# EXERCISE DETAILS:
Provide an exact copy of the lines from the beginning of the records through the line that includes "plt.rcParams['font.family'] = ['DejaVu Sans']", and of no others.
========
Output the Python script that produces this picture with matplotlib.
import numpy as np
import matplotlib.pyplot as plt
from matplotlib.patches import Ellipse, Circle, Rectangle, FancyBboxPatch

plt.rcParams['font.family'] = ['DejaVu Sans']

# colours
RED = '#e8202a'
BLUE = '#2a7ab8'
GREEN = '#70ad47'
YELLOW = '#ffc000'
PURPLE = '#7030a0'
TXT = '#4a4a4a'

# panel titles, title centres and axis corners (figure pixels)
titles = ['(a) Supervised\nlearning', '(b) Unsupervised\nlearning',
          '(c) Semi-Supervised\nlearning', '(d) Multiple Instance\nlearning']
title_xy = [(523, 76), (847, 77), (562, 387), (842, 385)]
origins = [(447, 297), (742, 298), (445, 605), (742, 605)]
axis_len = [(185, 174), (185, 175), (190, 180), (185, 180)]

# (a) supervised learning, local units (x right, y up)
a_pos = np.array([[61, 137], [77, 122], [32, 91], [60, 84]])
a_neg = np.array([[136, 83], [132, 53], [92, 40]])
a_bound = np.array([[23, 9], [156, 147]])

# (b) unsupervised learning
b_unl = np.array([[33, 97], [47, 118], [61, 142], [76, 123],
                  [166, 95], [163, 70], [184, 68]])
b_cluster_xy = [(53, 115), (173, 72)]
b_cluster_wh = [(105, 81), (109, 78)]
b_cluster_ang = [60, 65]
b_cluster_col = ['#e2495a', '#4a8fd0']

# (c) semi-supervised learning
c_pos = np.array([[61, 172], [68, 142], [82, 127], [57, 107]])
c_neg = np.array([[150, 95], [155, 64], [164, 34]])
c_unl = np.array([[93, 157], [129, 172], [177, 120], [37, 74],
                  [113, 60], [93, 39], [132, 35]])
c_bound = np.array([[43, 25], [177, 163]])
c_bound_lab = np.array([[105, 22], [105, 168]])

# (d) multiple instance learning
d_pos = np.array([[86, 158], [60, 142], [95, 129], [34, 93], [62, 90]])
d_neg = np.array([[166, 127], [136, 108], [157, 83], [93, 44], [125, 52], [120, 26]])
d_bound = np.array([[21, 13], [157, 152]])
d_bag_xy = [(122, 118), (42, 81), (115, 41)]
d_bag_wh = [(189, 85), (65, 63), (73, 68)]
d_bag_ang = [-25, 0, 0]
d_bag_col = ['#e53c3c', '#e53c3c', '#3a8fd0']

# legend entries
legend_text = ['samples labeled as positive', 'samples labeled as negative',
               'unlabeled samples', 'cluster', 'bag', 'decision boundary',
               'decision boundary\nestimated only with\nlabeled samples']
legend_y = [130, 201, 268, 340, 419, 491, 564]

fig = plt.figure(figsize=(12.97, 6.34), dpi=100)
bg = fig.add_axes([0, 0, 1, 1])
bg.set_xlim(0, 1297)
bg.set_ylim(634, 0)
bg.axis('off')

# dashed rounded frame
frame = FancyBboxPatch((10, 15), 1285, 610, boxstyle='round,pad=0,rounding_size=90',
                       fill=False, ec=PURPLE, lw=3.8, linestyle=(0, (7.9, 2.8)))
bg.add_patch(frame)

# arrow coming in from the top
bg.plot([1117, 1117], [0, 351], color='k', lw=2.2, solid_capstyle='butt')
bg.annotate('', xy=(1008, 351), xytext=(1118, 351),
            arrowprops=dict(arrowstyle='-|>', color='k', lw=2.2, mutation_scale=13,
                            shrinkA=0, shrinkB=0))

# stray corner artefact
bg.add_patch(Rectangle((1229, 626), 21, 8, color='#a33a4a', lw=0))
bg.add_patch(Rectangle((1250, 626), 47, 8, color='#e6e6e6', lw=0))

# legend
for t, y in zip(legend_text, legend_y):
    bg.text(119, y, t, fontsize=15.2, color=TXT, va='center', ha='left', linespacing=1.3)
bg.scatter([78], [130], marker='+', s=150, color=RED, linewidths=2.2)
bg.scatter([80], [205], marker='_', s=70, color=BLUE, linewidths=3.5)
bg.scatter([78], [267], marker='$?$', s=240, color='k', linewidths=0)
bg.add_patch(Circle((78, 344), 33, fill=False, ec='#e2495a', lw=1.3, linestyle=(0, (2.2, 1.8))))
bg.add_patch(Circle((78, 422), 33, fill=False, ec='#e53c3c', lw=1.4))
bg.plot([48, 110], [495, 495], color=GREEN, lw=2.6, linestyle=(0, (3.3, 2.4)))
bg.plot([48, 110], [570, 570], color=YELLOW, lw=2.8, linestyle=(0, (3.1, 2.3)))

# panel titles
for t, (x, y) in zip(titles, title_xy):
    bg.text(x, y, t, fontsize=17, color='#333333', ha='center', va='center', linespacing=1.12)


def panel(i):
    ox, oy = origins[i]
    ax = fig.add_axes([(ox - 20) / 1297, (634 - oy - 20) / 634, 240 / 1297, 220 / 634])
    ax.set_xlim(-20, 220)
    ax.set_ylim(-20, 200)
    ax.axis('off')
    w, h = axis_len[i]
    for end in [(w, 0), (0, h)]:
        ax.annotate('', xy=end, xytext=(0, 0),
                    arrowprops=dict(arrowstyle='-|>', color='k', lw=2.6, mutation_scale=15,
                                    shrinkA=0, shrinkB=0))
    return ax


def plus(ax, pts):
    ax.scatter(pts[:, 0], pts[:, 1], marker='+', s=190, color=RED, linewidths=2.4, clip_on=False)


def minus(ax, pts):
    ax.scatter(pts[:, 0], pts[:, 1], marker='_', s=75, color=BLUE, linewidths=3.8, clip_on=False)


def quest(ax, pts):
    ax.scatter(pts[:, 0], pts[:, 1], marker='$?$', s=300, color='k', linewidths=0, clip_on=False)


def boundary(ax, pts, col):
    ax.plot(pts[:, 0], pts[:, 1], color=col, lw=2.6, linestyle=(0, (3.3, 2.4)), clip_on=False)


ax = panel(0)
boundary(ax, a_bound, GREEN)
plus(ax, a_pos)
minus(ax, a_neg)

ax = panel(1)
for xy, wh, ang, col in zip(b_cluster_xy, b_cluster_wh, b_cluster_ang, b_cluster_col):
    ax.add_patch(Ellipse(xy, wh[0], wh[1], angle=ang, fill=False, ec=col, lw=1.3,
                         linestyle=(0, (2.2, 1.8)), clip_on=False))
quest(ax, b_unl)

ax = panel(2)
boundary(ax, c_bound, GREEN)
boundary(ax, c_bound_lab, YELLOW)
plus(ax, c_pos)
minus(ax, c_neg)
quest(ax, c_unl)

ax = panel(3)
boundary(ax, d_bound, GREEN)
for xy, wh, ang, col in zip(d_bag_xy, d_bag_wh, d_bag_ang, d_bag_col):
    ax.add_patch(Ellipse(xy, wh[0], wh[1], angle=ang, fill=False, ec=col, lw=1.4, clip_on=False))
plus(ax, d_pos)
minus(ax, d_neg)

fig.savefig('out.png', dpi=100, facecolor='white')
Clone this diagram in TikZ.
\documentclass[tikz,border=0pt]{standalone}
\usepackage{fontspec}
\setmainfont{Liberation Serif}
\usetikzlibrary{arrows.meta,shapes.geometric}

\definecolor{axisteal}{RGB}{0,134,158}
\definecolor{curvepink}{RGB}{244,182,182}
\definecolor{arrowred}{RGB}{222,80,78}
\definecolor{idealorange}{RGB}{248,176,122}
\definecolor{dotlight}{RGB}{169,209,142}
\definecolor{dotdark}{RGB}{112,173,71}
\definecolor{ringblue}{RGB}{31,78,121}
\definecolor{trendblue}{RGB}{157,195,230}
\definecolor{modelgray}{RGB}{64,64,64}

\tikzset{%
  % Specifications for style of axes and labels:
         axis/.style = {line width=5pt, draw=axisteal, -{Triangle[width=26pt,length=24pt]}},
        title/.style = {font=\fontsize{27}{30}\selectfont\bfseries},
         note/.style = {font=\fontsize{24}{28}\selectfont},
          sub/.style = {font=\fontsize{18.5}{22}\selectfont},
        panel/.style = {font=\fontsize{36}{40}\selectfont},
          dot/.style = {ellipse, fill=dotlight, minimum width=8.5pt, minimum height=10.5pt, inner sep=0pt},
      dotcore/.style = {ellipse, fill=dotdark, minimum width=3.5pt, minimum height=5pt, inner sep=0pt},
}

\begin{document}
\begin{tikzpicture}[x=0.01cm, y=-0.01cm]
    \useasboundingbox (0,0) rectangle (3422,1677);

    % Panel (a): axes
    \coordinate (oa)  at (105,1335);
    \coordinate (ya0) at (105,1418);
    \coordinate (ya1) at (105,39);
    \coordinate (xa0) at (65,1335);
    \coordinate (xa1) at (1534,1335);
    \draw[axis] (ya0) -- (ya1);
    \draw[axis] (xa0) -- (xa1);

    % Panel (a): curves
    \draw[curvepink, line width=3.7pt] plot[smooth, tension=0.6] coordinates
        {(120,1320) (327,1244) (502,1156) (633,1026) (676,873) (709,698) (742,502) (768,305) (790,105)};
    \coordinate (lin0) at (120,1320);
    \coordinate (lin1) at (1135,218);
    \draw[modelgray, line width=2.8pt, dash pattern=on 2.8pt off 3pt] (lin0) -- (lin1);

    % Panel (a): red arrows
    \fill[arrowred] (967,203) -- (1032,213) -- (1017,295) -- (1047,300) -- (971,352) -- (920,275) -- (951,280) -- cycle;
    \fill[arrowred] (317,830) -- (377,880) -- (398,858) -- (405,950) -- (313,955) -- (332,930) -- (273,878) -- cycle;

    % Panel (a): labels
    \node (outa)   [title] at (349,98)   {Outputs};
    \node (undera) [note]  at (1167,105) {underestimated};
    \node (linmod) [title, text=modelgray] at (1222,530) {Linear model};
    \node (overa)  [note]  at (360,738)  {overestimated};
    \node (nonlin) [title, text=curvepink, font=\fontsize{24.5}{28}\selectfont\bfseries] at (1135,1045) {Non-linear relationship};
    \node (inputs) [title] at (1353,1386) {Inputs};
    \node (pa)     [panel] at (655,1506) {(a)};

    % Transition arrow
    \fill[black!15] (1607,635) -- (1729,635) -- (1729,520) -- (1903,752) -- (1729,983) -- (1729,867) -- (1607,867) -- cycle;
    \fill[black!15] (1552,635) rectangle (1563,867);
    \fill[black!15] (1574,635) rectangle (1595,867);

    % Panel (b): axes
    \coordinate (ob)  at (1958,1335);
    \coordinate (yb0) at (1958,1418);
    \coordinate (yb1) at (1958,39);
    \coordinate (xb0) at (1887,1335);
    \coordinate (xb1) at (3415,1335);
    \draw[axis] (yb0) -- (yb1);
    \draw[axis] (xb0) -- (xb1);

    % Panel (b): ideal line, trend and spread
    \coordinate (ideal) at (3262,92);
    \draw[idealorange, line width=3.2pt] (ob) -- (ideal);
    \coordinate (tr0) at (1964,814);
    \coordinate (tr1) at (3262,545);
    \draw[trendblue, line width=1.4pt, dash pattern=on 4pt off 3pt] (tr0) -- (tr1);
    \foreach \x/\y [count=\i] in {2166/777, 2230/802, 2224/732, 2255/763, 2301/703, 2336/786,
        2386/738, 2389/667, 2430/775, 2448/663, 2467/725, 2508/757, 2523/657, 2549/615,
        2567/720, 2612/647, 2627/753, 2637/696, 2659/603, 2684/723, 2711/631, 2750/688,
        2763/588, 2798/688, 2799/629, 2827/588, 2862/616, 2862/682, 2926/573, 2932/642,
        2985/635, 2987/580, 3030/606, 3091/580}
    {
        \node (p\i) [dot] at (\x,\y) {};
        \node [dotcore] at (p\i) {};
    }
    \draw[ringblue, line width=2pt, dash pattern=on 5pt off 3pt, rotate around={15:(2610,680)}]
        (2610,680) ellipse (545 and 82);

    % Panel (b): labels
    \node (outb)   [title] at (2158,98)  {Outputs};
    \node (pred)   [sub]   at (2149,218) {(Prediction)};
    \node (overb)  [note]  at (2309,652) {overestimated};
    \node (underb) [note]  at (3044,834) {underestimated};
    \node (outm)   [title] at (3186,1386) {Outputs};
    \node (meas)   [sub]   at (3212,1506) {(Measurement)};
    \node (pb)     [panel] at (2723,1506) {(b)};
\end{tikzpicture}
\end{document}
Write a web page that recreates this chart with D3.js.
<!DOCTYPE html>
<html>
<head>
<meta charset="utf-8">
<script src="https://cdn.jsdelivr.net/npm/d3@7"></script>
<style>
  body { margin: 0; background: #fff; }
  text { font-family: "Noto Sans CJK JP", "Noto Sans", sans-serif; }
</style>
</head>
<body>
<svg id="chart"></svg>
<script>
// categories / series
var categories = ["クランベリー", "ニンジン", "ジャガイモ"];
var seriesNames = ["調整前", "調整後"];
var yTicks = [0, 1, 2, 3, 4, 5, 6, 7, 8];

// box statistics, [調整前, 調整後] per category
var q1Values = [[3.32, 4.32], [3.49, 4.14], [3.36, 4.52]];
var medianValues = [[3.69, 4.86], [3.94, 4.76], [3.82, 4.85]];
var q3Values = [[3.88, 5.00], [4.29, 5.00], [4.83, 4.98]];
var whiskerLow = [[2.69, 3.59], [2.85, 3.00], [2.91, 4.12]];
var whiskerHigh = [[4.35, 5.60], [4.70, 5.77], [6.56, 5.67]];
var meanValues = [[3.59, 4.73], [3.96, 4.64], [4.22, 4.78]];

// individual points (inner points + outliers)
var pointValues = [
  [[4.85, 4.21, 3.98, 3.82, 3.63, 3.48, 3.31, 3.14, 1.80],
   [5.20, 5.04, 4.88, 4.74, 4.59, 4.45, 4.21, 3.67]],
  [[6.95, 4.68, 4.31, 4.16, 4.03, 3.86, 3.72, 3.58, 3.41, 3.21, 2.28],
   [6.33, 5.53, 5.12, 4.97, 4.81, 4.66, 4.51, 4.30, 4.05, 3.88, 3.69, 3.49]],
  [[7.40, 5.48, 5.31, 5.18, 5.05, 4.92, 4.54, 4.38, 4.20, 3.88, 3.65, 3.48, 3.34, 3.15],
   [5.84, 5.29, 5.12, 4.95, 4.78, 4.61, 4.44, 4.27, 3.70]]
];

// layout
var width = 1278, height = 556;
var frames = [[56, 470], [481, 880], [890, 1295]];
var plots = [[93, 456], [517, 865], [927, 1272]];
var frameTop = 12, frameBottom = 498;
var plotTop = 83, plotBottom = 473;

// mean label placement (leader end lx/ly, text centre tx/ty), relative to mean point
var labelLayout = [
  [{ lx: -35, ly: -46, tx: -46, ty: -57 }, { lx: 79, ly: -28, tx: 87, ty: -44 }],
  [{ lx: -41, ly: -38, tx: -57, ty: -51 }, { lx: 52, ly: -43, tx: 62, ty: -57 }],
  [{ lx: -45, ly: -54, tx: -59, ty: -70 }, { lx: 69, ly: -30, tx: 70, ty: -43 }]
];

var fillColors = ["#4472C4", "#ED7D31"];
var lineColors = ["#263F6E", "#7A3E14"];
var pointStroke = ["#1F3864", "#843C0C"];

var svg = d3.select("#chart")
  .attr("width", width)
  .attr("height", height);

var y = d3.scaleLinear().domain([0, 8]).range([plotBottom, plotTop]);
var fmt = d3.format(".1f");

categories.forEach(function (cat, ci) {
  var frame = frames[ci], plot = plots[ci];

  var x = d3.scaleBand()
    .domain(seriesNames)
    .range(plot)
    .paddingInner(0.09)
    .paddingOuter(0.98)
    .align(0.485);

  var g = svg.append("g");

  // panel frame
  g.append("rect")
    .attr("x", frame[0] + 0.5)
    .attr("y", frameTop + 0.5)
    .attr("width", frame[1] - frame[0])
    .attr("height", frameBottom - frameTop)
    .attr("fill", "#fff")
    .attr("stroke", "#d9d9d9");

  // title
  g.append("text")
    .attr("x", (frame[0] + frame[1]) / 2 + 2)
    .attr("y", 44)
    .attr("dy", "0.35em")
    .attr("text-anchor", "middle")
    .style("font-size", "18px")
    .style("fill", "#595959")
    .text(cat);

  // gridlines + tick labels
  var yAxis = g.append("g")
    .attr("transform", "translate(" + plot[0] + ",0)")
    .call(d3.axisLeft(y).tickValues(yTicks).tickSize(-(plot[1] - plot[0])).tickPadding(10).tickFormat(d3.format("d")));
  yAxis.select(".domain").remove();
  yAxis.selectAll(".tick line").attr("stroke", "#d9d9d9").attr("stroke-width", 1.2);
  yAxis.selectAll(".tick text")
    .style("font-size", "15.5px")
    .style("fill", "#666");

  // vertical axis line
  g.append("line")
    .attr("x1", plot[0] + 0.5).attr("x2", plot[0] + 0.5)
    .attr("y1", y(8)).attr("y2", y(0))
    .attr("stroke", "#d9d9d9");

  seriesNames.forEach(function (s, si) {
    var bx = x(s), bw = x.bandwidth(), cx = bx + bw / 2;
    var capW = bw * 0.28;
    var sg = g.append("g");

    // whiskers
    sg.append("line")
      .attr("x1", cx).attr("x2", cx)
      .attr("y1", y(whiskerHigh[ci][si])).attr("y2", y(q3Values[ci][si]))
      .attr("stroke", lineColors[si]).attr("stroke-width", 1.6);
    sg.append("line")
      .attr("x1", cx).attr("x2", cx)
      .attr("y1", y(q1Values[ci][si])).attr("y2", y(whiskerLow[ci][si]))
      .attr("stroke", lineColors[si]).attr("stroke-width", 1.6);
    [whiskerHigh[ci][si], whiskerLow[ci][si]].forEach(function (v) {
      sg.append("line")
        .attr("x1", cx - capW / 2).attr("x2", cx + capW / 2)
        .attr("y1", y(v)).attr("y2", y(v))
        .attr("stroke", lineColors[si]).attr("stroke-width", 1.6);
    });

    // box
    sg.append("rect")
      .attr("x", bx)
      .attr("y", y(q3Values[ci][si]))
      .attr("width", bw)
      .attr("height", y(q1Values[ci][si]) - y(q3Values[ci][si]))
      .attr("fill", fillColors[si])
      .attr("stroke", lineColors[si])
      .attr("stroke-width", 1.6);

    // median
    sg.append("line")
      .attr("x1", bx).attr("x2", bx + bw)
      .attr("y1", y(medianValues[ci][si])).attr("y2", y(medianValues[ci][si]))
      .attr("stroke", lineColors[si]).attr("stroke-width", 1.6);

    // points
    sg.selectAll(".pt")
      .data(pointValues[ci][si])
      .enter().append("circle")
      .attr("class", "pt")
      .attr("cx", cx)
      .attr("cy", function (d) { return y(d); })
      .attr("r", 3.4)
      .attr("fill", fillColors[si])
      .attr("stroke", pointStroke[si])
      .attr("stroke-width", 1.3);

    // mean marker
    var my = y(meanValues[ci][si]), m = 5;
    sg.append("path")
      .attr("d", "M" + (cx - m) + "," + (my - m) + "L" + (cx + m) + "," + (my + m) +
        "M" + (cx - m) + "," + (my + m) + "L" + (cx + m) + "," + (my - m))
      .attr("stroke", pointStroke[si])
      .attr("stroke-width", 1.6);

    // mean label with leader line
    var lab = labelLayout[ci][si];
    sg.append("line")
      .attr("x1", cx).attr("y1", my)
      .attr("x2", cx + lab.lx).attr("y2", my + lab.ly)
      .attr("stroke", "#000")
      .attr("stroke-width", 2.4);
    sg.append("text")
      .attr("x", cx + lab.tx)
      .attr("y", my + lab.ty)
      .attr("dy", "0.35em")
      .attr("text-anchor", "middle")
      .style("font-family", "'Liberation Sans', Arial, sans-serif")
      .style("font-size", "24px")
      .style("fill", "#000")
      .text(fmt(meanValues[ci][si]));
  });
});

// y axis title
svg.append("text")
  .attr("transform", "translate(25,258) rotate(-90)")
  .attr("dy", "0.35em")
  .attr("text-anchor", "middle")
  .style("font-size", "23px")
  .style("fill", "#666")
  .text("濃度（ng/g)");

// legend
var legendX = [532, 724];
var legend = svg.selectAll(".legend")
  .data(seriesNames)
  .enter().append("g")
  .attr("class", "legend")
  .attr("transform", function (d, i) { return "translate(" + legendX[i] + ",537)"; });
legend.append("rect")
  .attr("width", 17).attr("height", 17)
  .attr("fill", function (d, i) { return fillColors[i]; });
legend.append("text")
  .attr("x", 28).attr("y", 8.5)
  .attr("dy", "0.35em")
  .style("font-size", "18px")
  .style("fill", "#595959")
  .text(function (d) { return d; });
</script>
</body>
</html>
========
# WRITTEN RESPONSE:
Output the Python script that produces this picture with matplotlib.
import numpy as np
import matplotlib.pyplot as plt
from matplotlib.patches import Ellipse, Circle, Rectangle, FancyBboxPatch

plt.rcParams['font.family'] = ['DejaVu Sans']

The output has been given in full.